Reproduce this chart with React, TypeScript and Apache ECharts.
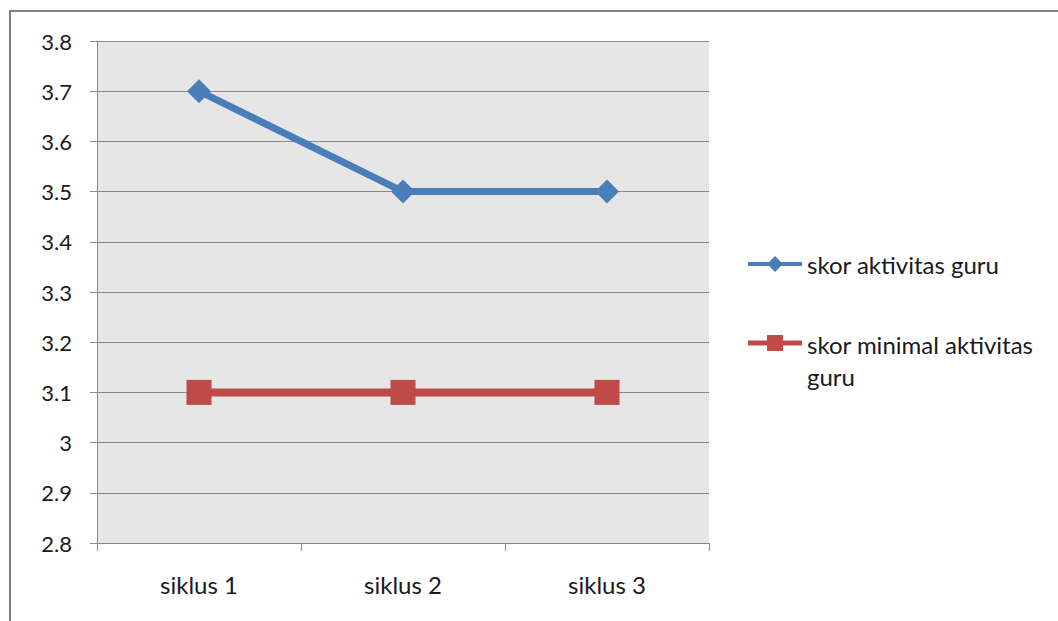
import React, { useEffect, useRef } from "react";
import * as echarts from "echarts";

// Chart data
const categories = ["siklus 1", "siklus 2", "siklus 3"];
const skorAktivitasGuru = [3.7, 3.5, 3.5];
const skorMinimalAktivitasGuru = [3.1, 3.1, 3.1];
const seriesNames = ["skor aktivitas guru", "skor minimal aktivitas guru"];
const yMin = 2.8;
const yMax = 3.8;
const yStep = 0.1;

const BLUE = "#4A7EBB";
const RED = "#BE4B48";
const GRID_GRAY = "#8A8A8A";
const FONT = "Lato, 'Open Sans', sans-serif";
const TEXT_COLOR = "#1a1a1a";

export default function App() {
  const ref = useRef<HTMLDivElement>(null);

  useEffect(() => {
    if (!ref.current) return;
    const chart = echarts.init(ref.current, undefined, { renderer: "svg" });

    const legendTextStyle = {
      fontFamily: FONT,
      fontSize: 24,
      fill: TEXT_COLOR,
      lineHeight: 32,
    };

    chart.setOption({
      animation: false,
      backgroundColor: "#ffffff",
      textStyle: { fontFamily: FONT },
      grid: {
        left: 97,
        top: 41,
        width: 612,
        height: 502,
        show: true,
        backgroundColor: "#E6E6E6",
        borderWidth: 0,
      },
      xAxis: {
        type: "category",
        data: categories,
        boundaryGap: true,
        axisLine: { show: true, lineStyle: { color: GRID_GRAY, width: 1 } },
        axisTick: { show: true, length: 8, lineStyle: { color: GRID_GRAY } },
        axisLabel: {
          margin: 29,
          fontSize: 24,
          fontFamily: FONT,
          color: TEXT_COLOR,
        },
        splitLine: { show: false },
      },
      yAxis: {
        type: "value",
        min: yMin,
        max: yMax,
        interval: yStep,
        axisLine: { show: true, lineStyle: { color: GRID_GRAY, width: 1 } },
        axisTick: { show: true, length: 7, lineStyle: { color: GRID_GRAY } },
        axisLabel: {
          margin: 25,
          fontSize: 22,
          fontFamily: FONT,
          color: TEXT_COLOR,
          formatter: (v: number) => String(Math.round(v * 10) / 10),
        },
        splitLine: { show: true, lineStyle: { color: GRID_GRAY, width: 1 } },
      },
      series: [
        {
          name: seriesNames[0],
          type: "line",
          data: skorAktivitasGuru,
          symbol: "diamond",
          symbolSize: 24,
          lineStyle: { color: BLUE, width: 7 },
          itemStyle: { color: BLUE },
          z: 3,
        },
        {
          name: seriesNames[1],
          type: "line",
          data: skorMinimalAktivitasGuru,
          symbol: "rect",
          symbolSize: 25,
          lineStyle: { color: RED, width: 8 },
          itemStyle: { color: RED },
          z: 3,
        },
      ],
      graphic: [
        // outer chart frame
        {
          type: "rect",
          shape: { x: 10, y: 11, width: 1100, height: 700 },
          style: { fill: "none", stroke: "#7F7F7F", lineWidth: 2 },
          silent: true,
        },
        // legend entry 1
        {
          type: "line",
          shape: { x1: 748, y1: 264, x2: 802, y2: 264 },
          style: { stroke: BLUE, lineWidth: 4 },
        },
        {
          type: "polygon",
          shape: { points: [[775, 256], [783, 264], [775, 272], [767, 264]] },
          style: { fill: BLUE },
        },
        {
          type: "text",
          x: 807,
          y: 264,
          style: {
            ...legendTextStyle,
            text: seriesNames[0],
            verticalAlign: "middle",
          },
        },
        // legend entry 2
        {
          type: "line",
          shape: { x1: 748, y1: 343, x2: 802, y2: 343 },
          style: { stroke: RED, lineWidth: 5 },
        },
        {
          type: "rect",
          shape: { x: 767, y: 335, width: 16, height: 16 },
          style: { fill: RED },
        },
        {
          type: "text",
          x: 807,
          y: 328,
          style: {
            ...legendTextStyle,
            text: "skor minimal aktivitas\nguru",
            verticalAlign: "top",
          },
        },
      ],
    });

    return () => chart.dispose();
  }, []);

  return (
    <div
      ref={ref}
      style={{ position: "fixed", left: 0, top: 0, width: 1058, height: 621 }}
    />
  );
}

────────────────────

#### WHAT NEEDS TO BE DONE:
Pick out each line above that includes "React" and show it.

#### TASK RESPONSE:
Reproduce this chart with React, TypeScript and Apache ECharts.
import React, { useEffect, useRef } from "react";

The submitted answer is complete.